§ Short task: Return verbatim the inclusive range of lines running from the line that contains "Output the HTML that produces this rendering." to the line that contains "const yTicks = [80,90,100,110,120,130];". Omit every other line.

━━━━━━

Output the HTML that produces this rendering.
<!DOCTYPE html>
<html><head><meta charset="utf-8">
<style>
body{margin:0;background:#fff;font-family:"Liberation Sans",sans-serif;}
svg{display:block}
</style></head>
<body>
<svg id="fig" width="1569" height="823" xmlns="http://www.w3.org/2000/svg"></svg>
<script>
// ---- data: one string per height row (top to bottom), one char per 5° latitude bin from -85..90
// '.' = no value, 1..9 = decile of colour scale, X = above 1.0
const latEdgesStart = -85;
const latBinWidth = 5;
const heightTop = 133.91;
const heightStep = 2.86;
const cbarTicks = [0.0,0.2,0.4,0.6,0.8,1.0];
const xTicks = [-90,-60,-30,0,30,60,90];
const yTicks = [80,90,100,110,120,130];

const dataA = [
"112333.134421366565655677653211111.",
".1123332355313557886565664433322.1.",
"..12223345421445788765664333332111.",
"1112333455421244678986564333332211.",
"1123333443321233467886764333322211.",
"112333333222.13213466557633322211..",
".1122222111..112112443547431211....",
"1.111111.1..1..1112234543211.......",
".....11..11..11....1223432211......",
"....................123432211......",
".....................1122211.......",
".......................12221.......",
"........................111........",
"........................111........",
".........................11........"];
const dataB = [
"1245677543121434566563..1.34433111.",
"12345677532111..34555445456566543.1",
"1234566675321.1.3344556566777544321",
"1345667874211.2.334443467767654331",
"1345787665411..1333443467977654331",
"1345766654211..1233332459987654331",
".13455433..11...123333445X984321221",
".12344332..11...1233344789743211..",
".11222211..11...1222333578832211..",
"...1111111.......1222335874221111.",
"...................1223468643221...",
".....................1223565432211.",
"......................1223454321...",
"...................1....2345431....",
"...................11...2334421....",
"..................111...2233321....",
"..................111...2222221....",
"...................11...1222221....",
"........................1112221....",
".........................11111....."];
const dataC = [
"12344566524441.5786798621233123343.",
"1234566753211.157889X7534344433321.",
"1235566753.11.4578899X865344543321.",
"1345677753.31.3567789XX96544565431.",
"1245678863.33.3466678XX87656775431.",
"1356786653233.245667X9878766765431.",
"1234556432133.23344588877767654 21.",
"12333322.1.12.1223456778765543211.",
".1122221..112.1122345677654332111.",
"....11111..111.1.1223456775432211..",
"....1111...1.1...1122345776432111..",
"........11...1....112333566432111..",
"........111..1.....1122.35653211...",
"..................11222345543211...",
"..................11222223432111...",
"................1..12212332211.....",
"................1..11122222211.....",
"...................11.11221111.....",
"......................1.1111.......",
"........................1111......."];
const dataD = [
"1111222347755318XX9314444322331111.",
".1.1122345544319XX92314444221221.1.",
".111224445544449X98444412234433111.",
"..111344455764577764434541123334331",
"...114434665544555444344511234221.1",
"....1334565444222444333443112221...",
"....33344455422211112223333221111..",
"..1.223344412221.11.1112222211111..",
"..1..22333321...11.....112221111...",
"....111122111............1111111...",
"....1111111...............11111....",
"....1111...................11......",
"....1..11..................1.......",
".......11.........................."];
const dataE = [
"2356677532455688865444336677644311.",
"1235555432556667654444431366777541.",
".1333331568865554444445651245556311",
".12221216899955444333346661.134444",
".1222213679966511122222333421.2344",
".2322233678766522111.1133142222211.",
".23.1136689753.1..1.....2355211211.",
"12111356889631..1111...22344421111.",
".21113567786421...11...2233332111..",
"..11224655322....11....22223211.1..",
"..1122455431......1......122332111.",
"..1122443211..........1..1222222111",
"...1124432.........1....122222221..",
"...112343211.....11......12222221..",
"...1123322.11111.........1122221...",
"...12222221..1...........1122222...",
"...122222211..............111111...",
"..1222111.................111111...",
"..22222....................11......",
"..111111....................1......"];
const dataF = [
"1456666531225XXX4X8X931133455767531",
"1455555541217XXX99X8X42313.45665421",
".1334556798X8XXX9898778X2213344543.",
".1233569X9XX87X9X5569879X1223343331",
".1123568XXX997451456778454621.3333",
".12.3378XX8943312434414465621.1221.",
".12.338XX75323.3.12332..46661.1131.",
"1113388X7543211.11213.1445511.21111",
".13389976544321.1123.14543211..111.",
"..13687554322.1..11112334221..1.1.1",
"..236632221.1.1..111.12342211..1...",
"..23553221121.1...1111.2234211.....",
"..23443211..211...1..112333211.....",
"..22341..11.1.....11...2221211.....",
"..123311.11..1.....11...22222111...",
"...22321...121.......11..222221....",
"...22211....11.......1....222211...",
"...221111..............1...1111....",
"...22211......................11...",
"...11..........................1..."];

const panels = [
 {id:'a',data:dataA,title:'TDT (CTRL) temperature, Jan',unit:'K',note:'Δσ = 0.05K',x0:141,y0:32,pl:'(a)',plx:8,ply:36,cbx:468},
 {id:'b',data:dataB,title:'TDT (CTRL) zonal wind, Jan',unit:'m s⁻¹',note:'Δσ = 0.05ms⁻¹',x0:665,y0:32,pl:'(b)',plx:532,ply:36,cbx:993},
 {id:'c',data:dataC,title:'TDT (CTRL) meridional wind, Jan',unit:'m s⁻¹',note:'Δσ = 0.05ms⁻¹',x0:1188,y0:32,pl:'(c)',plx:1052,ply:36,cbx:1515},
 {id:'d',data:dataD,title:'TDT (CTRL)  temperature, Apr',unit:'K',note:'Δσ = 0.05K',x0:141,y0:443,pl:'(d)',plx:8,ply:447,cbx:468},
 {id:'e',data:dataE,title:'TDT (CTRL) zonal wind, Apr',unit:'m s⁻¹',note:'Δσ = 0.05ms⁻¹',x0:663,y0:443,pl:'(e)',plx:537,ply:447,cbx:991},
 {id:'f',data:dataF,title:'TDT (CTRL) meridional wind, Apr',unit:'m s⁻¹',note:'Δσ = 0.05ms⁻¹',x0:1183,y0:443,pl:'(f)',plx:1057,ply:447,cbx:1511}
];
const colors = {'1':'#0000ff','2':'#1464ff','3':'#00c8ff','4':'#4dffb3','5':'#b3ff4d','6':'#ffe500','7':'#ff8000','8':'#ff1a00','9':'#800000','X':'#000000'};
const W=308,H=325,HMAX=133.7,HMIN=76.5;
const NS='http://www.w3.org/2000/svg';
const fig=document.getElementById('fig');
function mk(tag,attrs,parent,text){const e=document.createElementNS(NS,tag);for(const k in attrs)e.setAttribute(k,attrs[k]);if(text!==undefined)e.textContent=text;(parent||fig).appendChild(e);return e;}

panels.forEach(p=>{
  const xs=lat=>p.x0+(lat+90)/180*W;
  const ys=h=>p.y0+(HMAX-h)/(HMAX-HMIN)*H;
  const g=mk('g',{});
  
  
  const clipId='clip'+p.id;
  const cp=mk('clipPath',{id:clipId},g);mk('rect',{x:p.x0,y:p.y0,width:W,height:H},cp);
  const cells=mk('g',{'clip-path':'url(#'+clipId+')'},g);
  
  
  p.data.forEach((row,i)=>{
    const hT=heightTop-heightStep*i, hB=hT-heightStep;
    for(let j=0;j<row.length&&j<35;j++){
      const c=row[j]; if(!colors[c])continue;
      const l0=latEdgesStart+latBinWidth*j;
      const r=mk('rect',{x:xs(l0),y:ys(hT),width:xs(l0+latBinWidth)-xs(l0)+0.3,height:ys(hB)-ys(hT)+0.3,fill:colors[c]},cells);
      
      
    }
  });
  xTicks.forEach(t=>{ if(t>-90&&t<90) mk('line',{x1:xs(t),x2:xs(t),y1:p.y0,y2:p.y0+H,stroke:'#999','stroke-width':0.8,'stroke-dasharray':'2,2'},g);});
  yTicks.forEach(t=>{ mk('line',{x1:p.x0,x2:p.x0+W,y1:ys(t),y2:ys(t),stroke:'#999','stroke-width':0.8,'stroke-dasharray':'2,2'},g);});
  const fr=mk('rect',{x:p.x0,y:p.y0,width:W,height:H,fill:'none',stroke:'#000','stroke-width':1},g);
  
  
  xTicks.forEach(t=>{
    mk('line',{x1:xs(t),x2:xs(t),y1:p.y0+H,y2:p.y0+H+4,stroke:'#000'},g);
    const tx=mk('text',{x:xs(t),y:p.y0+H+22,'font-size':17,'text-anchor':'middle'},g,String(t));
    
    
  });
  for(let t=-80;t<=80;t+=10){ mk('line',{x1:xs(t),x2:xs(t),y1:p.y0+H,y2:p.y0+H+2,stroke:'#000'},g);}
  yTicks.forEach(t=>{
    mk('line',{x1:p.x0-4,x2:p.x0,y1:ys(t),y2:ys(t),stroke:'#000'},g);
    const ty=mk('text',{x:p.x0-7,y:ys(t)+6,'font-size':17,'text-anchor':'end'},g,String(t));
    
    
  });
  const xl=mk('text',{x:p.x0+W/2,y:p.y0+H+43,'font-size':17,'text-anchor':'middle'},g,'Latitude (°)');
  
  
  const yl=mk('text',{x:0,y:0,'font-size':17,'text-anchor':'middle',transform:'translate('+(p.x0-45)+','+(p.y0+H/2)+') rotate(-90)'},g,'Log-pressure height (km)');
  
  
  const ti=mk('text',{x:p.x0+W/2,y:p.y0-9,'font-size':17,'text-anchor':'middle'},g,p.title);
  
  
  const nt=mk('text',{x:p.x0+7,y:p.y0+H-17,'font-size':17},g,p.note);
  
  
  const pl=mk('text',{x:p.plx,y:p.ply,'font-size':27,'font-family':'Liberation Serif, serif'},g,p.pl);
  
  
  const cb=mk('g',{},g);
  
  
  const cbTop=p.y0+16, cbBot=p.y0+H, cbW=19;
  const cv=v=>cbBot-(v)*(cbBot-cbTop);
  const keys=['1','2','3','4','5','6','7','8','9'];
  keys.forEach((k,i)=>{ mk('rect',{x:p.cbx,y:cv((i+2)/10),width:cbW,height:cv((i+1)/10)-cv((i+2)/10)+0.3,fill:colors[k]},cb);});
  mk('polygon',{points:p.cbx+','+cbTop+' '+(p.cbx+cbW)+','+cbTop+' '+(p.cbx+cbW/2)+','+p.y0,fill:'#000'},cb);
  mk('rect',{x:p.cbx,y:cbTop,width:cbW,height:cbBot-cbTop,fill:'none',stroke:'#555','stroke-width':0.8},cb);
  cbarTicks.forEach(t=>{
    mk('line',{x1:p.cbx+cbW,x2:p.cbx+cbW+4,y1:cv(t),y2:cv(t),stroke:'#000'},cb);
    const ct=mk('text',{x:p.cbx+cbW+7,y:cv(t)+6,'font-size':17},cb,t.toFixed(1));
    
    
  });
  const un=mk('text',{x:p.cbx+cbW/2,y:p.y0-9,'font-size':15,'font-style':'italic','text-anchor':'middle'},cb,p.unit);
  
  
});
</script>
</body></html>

━━━━━━

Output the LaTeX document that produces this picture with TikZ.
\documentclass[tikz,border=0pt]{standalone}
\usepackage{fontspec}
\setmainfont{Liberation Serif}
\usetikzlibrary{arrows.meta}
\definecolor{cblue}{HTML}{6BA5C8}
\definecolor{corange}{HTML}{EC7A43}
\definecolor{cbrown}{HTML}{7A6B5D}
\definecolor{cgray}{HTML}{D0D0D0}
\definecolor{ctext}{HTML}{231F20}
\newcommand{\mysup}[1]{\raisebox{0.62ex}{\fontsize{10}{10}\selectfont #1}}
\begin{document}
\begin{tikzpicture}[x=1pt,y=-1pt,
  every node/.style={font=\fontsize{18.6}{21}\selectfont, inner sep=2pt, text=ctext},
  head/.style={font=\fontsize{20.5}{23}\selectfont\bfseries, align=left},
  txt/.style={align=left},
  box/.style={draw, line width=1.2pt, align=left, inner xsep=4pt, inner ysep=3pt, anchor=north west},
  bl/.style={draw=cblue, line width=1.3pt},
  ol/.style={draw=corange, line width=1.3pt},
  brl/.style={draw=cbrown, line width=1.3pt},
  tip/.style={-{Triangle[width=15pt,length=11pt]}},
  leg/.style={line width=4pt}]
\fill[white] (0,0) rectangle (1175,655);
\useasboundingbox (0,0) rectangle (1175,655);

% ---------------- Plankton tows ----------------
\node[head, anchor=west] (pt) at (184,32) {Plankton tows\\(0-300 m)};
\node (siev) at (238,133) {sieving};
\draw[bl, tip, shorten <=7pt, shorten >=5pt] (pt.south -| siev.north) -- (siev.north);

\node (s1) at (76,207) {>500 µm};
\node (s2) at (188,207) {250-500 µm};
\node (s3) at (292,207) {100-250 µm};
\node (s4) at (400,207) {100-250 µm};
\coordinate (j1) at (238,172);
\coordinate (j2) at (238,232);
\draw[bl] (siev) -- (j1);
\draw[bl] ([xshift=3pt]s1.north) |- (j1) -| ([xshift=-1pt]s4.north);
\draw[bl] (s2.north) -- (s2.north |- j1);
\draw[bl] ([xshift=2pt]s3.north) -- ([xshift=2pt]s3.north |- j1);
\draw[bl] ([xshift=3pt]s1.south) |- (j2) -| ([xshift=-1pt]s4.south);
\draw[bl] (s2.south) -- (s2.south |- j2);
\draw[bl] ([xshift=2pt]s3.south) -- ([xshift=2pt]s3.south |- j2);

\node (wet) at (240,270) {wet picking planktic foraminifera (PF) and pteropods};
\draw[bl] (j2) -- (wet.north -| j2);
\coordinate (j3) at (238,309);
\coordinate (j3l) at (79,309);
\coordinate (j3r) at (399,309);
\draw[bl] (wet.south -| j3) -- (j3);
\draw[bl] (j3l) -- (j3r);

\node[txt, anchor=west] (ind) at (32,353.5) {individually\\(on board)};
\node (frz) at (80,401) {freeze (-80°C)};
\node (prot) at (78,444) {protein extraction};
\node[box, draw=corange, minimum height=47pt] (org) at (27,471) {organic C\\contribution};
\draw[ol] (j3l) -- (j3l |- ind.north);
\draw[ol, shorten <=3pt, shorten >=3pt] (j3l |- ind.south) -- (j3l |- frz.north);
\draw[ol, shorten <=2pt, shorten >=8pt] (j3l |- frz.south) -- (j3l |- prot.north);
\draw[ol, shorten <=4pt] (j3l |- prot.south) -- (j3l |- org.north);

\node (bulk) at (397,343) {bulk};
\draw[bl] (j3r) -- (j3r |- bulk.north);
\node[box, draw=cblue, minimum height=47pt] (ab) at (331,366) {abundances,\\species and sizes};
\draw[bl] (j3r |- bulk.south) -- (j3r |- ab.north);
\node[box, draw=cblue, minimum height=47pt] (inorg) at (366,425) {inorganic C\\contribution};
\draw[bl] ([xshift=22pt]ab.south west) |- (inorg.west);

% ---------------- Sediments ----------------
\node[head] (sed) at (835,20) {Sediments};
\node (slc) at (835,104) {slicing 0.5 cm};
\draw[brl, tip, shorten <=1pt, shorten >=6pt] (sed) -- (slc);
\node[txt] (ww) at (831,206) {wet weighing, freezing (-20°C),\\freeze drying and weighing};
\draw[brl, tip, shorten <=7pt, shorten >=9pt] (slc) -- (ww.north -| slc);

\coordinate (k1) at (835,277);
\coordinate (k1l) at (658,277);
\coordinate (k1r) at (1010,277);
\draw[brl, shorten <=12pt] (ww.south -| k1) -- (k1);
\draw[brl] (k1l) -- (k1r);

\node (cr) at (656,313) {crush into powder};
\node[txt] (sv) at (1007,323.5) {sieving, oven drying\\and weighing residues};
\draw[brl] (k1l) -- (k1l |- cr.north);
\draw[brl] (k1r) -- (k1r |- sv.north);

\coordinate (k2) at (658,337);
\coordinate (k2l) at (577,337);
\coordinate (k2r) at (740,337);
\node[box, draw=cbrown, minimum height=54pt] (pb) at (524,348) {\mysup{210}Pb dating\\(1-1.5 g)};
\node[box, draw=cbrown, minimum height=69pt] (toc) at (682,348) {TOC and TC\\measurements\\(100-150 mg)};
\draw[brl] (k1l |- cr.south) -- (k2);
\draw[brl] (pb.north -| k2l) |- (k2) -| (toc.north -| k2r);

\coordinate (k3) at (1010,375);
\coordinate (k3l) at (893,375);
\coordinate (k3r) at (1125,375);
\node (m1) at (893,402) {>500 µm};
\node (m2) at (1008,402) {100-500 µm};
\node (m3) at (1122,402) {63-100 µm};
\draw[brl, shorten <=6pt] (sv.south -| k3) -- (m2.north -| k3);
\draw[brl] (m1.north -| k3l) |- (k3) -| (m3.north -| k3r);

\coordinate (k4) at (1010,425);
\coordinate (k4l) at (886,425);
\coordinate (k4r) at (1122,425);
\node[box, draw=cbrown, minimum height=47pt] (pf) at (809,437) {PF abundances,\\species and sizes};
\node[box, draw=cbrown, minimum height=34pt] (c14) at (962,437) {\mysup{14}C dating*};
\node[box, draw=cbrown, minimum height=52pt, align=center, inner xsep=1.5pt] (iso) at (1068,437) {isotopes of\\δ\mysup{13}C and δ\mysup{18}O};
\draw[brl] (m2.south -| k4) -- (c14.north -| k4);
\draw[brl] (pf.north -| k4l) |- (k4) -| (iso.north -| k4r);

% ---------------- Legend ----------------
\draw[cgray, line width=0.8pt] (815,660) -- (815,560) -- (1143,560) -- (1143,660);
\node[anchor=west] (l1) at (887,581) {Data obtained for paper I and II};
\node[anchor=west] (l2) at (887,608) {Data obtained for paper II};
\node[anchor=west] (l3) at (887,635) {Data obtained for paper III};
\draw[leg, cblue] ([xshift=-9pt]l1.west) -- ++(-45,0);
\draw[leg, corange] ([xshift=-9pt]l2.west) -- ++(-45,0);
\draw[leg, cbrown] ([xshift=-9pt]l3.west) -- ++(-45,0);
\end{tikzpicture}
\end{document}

━━━━━━

§ Full response:
Output the HTML that produces this rendering.
<!DOCTYPE html>
<html><head><meta charset="utf-8">
<style>
body{margin:0;background:#fff;font-family:"Liberation Sans",sans-serif;}
svg{display:block}
</style></head>
<body>
<svg id="fig" width="1569" height="823" xmlns="http://www.w3.org/2000/svg"></svg>
<script>
// ---- data: one string per height row (top to bottom), one char per 5° latitude bin from -85..90
// '.' = no value, 1..9 = decile of colour scale, X = above 1.0
const latEdgesStart = -85;
const latBinWidth = 5;
const heightTop = 133.91;
const heightStep = 2.86;
const cbarTicks = [0.0,0.2,0.4,0.6,0.8,1.0];
const xTicks = [-90,-60,-30,0,30,60,90];
const yTicks = [80,90,100,110,120,130];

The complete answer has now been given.